== Dataset excerpt ==
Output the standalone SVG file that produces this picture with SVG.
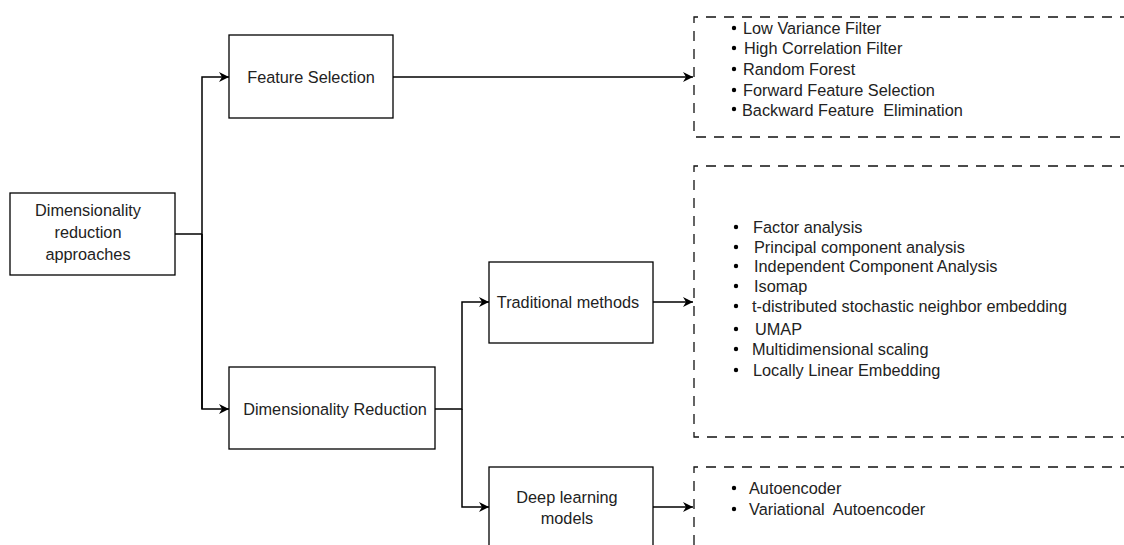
<svg xmlns="http://www.w3.org/2000/svg" width="1124" height="545" viewBox="0 0 1124 545">
<defs>
<style>
.box{fill:#fff;stroke:#000;stroke-width:1.3}
.dash{fill:none;stroke:#111;stroke-width:1.3;stroke-dasharray:10 8}
.lbl{font-family:"Liberation Sans",Arial,sans-serif;font-size:16.3px;fill:#222;text-anchor:middle;dominant-baseline:central}
.item{font-family:"Liberation Sans",Arial,sans-serif;font-size:16.3px;fill:#222;dominant-baseline:central;white-space:pre}
.conn{fill:none;stroke:#000;stroke-width:1.5}
</style>
<marker id="arr" viewBox="0 0 10 10" refX="10" refY="5" markerWidth="10" markerHeight="10" markerUnits="userSpaceOnUse" orient="auto">
<path d="M0,0 L10,5 L0,10 L3,5 z" fill="#000"/>
</marker>
</defs>
<rect width="1124" height="545" fill="#fff"/>

<g id="connectors">
<path class="conn" d="M175,234 H202"/>
<path class="conn" d="M202,409 V77 H229" marker-end="url(#arr)"/>
<path class="conn" d="M202,234 V409 H229" marker-end="url(#arr)"/>
<path class="conn" d="M393,77 H693" marker-end="url(#arr)"/>
<path class="conn" d="M435,409 H462 V302 H489" marker-end="url(#arr)"/>
<path class="conn" d="M462,409 V507 H489" marker-end="url(#arr)"/>
<path class="conn" d="M653,302 H693" marker-end="url(#arr)"/>
<path class="conn" d="M653,507 H693" marker-end="url(#arr)"/>
</g>

<g id="node-approaches">
<rect class="box" x="10" y="193" width="165" height="82"/>
<text class="lbl" x="88" y="210">Dimensionality</text>
<text class="lbl" x="88" y="232">reduction</text>
<text class="lbl" x="88" y="254">approaches</text>
</g>

<g id="node-feature-selection">
<rect class="box" x="229" y="35" width="164" height="83"/>
<text class="lbl" x="311" y="77">Feature Selection</text>
</g>

<g id="node-dim-reduction">
<rect class="box" x="229" y="367" width="206" height="82"/>
<text class="lbl" x="335" y="409">Dimensionality Reduction</text>
</g>

<g id="node-traditional">
<rect class="box" x="489" y="262" width="164" height="81"/>
<text class="lbl" x="568" y="302">Traditional methods</text>
</g>

<g id="node-deep">
<rect class="box" x="489" y="467" width="164" height="90"/>
<text class="lbl" x="567" y="497">Deep learning</text>
<text class="lbl" x="567" y="518">models</text>
</g>

<g id="list-feature-selection">
<path class="dash" d="M1130,17 H694 V137 H1130"/>
<g fill="#000">
<circle cx="734" cy="28" r="2.2"/>
<circle cx="734" cy="48" r="2.2"/>
<circle cx="734" cy="69" r="2.2"/>
<circle cx="734" cy="90" r="2.2"/>
<circle cx="734" cy="109" r="2.2"/>
</g>
<text class="item" x="743" y="28">Low Variance Filter</text>
<text class="item" x="744" y="48">High Correlation Filter</text>
<text class="item" x="743" y="69">Random Forest</text>
<text class="item" x="743" y="90">Forward Feature Selection</text>
<text class="item" x="742" y="110">Backward Feature  Elimination</text>
</g>

<g id="list-traditional">
<path class="dash" d="M1130,166 H694 V437 H1130"/>
<g fill="#000">
<circle cx="736" cy="227" r="2.2"/>
<circle cx="736" cy="247" r="2.2"/>
<circle cx="736" cy="266" r="2.2"/>
<circle cx="736" cy="286" r="2.2"/>
<circle cx="736" cy="306" r="2.2"/>
<circle cx="736" cy="329" r="2.2"/>
<circle cx="736" cy="349" r="2.2"/>
<circle cx="736" cy="370" r="2.2"/>
</g>
<text class="item" x="753" y="227">Factor analysis</text>
<text class="item" x="754" y="247">Principal component analysis</text>
<text class="item" x="754" y="266">Independent Component Analysis</text>
<text class="item" x="754" y="286">Isomap</text>
<text class="item" x="752" y="306">t-distributed stochastic neighbor embedding</text>
<text class="item" x="755" y="329">UMAP</text>
<text class="item" x="752" y="349">Multidimensional scaling</text>
<text class="item" x="753" y="370">Locally Linear Embedding</text>
</g>

<g id="list-deep">
<path class="dash" d="M1130,467 H694 V560"/>
<g fill="#000">
<circle cx="734" cy="488" r="2.2"/>
<circle cx="734" cy="509" r="2.2"/>
</g>
<text class="item" x="749" y="488">Autoencoder</text>
<text class="item" x="749" y="509">Variational  Autoencoder</text>
</g>
</svg>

== Your instructions ==
Retype each line of the listing above word for word. Exclude the pictures.

== Finished exercise ==
Output the standalone SVG file that produces this picture with SVG.
<svg xmlns="http://www.w3.org/2000/svg" width="1124" height="545" viewBox="0 0 1124 545">
<defs>
<style>
.box{fill:#fff;stroke:#000;stroke-width:1.3}
.dash{fill:none;stroke:#111;stroke-width:1.3;stroke-dasharray:10 8}
.lbl{font-family:"Liberation Sans",Arial,sans-serif;font-size:16.3px;fill:#222;text-anchor:middle;dominant-baseline:central}
.item{font-family:"Liberation Sans",Arial,sans-serif;font-size:16.3px;fill:#222;dominant-baseline:central;white-space:pre}
.conn{fill:none;stroke:#000;stroke-width:1.5}
</style>
<marker id="arr" viewBox="0 0 10 10" refX="10" refY="5" markerWidth="10" markerHeight="10" markerUnits="userSpaceOnUse" orient="auto">
<path d="M0,0 L10,5 L0,10 L3,5 z" fill="#000"/>
</marker>
</defs>
<rect width="1124" height="545" fill="#fff"/>

<g id="connectors">
<path class="conn" d="M175,234 H202"/>
<path class="conn" d="M202,409 V77 H229" marker-end="url(#arr)"/>
<path class="conn" d="M202,234 V409 H229" marker-end="url(#arr)"/>
<path class="conn" d="M393,77 H693" marker-end="url(#arr)"/>
<path class="conn" d="M435,409 H462 V302 H489" marker-end="url(#arr)"/>
<path class="conn" d="M462,409 V507 H489" marker-end="url(#arr)"/>
<path class="conn" d="M653,302 H693" marker-end="url(#arr)"/>
<path class="conn" d="M653,507 H693" marker-end="url(#arr)"/>
</g>

<g id="node-approaches">
<rect class="box" x="10" y="193" width="165" height="82"/>
<text class="lbl" x="88" y="210">Dimensionality</text>
<text class="lbl" x="88" y="232">reduction</text>
<text class="lbl" x="88" y="254">approaches</text>
</g>

<g id="node-feature-selection">
<rect class="box" x="229" y="35" width="164" height="83"/>
<text class="lbl" x="311" y="77">Feature Selection</text>
</g>

<g id="node-dim-reduction">
<rect class="box" x="229" y="367" width="206" height="82"/>
<text class="lbl" x="335" y="409">Dimensionality Reduction</text>
</g>

<g id="node-traditional">
<rect class="box" x="489" y="262" width="164" height="81"/>
<text class="lbl" x="568" y="302">Traditional methods</text>
</g>

<g id="node-deep">
<rect class="box" x="489" y="467" width="164" height="90"/>
<text class="lbl" x="567" y="497">Deep learning</text>
<text class="lbl" x="567" y="518">models</text>
</g>

<g id="list-feature-selection">
<path class="dash" d="M1130,17 H694 V137 H1130"/>
<g fill="#000">
<circle cx="734" cy="28" r="2.2"/>
<circle cx="734" cy="48" r="2.2"/>
<circle cx="734" cy="69" r="2.2"/>
<circle cx="734" cy="90" r="2.2"/>
<circle cx="734" cy="109" r="2.2"/>
</g>
<text class="item" x="743" y="28">Low Variance Filter</text>
<text class="item" x="744" y="48">High Correlation Filter</text>
<text class="item" x="743" y="69">Random Forest</text>
<text class="item" x="743" y="90">Forward Feature Selection</text>
<text class="item" x="742" y="110">Backward Feature  Elimination</text>
</g>

<g id="list-traditional">
<path class="dash" d="M1130,166 H694 V437 H1130"/>
<g fill="#000">
<circle cx="736" cy="227" r="2.2"/>
<circle cx="736" cy="247" r="2.2"/>
<circle cx="736" cy="266" r="2.2"/>
<circle cx="736" cy="286" r="2.2"/>
<circle cx="736" cy="306" r="2.2"/>
<circle cx="736" cy="329" r="2.2"/>
<circle cx="736" cy="349" r="2.2"/>
<circle cx="736" cy="370" r="2.2"/>
</g>
<text class="item" x="753" y="227">Factor analysis</text>
<text class="item" x="754" y="247">Principal component analysis</text>
<text class="item" x="754" y="266">Independent Component Analysis</text>
<text class="item" x="754" y="286">Isomap</text>
<text class="item" x="752" y="306">t-distributed stochastic neighbor embedding</text>
<text class="item" x="755" y="329">UMAP</text>
<text class="item" x="752" y="349">Multidimensional scaling</text>
<text class="item" x="753" y="370">Locally Linear Embedding</text>
</g>

<g id="list-deep">
<path class="dash" d="M1130,467 H694 V560"/>
<g fill="#000">
<circle cx="734" cy="488" r="2.2"/>
<circle cx="734" cy="509" r="2.2"/>
</g>
<text class="item" x="749" y="488">Autoencoder</text>
<text class="item" x="749" y="509">Variational  Autoencoder</text>
</g>
</svg>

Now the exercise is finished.